Insight Focus

Germany cancelled 12.3 million EUAs from the 2025-2030 auction reserve due to the closure of two coal plants. While cancellation is voluntary for EU member states, further removals could add to market tightness after 2027.

Germany Cancels EUAs

Germany will voluntarily cancel 12.3 million EU carbon allowances between 2025 and 2030 to reflect the permanent closure of two coal-fired power plants, the European Commission reported last week.

The cancellations are the first such reduction in EU Allowance supply under a new regime that allows EU member states to reduce EUA supply as more coal units are closed and demand falls. According to one estimate, as many as 2 billion surplus EUAs could be generated through these closures.

The process is entirely voluntary. The EU regulation “provides the possibility for, and strongly encourages Member States to cancel allowances from their auction volumes in the event of closure of electricity generation capacity in their territory.”

Equally, countries that choose not to cancel EUAs after the plant closures are required to notify the Commission of their reasons.

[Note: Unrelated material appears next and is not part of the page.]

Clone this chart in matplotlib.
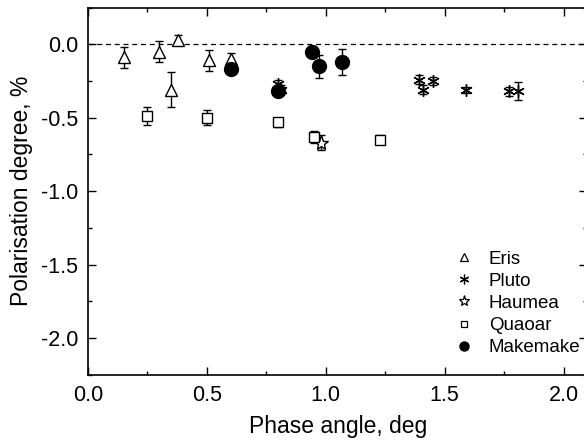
import matplotlib
matplotlib.use('Agg')
import matplotlib.pyplot as plt
from matplotlib.lines import Line2D
from matplotlib.ticker import MultipleLocator

plt.rcParams['font.family'] = ['Liberation Sans', 'DejaVu Sans']
plt.rcParams['axes.unicode_minus'] = False

# data
eris_x = [0.15, 0.30, 0.38, 0.35, 0.51, 0.60]
eris_y = [-0.09, -0.05, 0.03, -0.31, -0.11, -0.10]
eris_e = [0.07, 0.07, 0.03, 0.12, 0.07, 0.04]

pluto_x = [0.80, 0.81, 1.39, 1.41, 1.45, 1.59, 1.77, 1.81]
pluto_y = [-0.27, -0.31, -0.24, -0.31, -0.25, -0.31, -0.32, -0.32]
pluto_e = [0.03, 0.03, 0.03, 0.03, 0.03, 0.02, 0.03, 0.06]

haumea_x = [0.98]
haumea_y = [-0.67]
haumea_e = [0.05]

quaoar_x = [0.25, 0.50, 0.80, 0.95, 1.23]
quaoar_y = [-0.49, -0.50, -0.53, -0.63, -0.65]
quaoar_e = [0.06, 0.05, 0.03, 0.04, 0.03]

make_x = [0.60, 0.80, 0.94, 0.97, 1.07]
make_y = [-0.17, -0.32, -0.05, -0.15, -0.12]
make_e = [0.02, 0.03, 0.04, 0.08, 0.09]

names = ['Eris', 'Pluto', 'Haumea', 'Quaoar', 'Makemake']

fig = plt.figure(figsize=(5.84, 4.43), dpi=100)
ax = fig.add_axes([0.1507, 0.154, 0.855, 0.829])

ax.axhline(0, color='black', linestyle='--', linewidth=0.9, dashes=(4, 3))

kw = dict(color='black', ecolor='black', capsize=3, elinewidth=1, capthick=1, linestyle='none')
ax.errorbar(eris_x, eris_y, yerr=eris_e, marker='^', ms=9, mfc='white', mew=1, **kw)
ax.errorbar(pluto_x, pluto_y, yerr=pluto_e, marker=(6, 2, 0), ms=9, mew=1, **kw)
ax.errorbar(haumea_x, haumea_y, yerr=haumea_e, marker='*', ms=11, mfc='white', mew=1, **kw)
ax.errorbar(quaoar_x, quaoar_y, yerr=quaoar_e, marker='s', ms=6.5, mfc='white', mew=1, **kw)
ax.errorbar(make_x, make_y, yerr=make_e, marker='o', ms=10, mfc='black', **kw)

handles = [
    Line2D([], [], color='black', ls='none', marker='^', ms=6, mfc='white', mew=0.9),
    Line2D([], [], color='black', ls='none', marker=(6, 2, 0), ms=7, mew=0.9),
    Line2D([], [], color='black', ls='none', marker='*', ms=8, mfc='white', mew=0.9),
    Line2D([], [], color='black', ls='none', marker='s', ms=5, mfc='white', mew=0.9),
    Line2D([], [], color='black', ls='none', marker='o', ms=6.5, mfc='black'),
]

ax.set_xlim(0, 2.1)
ax.set_ylim(-2.25, 0.25)
ax.xaxis.set_major_locator(MultipleLocator(0.5))
ax.xaxis.set_minor_locator(MultipleLocator(0.25))
ax.yaxis.set_major_locator(MultipleLocator(0.5))
ax.yaxis.set_minor_locator(MultipleLocator(0.25))
ax.tick_params(which='both', direction='in', top=True, right=True, labelsize=15.5, width=1)
ax.tick_params(which='major', length=6, pad=7)
ax.tick_params(which='minor', length=3)
for s in ax.spines.values():
    s.set_linewidth(1.2)

ax.set_xlabel('Phase angle, deg', fontsize=16.5, labelpad=7)
ax.set_ylabel('Polarisation degree, %', fontsize=16.5, labelpad=6)

ax.legend(handles, names, loc='lower left', bbox_to_anchor=(0.735, 0.05), frameon=False,
          fontsize=13.5, handlelength=1.0, handletextpad=0.8, labelspacing=0.27,
          borderaxespad=0, borderpad=0)

fig.savefig('out.png', dpi=100)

Closures Account for 25 Million Tonnes

According to the Commission document, the cancellations have been made after RWE shut one unit representing about 13% of capacity at its Neurath plant in April 2022, followed by its Frechen unit in December 2022. The entire Neurath facility reported emissions of more than 24 million tonnes in 2022 while Frechen reported just under 1 million tonnes.

The cancelled allowances have already been transferred into the Market Stability Reserve, so no adjustments will be needed to future supply, but other countries are expected to make similar adjustments as more coal plants are shut.

The power sector receives no allowances free of charge under the EU ETS, and utilities are required to buy the necessary EUAs either in daily auctions or in the secondary market.

The total number of EUAs sold at auction each year is calibrated to reflect the likely demand from power generators and those industrials that receive less than 100% of their emissions in freely allocated allowances.

Coal Phases Out 

According to analysis by the Beyond Fossil Fuels project, 23 European states (including the UK) have committed to phase out coal by the end of this decade, while 10 have never generated power using coal. Bulgaria, Romania, Croatia, Czechia and Slovenia have all set deadlines for after 2030, while neighbouring countries Kosovo and Turkey have not set any end date for the use of coal.

A study by the Carbon Market Watch group in 2019 found that coal plant closures between 2021 and 2030 could generate more than 2 billion surplus EUAs in the market unless member states cancel these EUAs from their auction reserves.

Electricity generated by burning fossil fuels fell by 21% in 2023, after two years of single digit increases amid the energy supply crisis triggered by Russia’s invasion of Ukraine. Over the same three-year period renewable energy output has climbed by more than 10%.

Market participants say that the speed at which fossil electricity has shrunk has taken the market by surprise and was a key factor in the nearly 50% slump in allowance prices, along with a drop in industrial demand for power. 

MSR Removes Excess Supply

The rapid drop in fossil demand means the Market Stability Reserve will continue to operate through to 2030, analysts predict, as it continues to soak up excess supply.

This year’s MSR withdrawal is likely to be a little more than 200 million tonnes, the smallest cut since the mechanism launched in 2019, but it will be larger in future years as the system eats into the additional supply generated by the REPowerEU initiative. 

But further voluntary EUA cancellations could help drain the oversupply over time – although it’s a question of both if, and when, national governments make the commitment to cut supply.

Conversely, they might choose to wait until late in the decade, to ensure that there has been sufficient supply for industry in the run-up to 2030, yet potentially draining the market of auction supply when it’s most needed.

Analysts expect supply to tighten significantly from 2027 as the REPowerEU programme comes to an end. Member states have brought forward auction volumes that were scheduled for sale in 2027-2030, slashing supply by more than 250 million EUAs in the last four years of the current phase.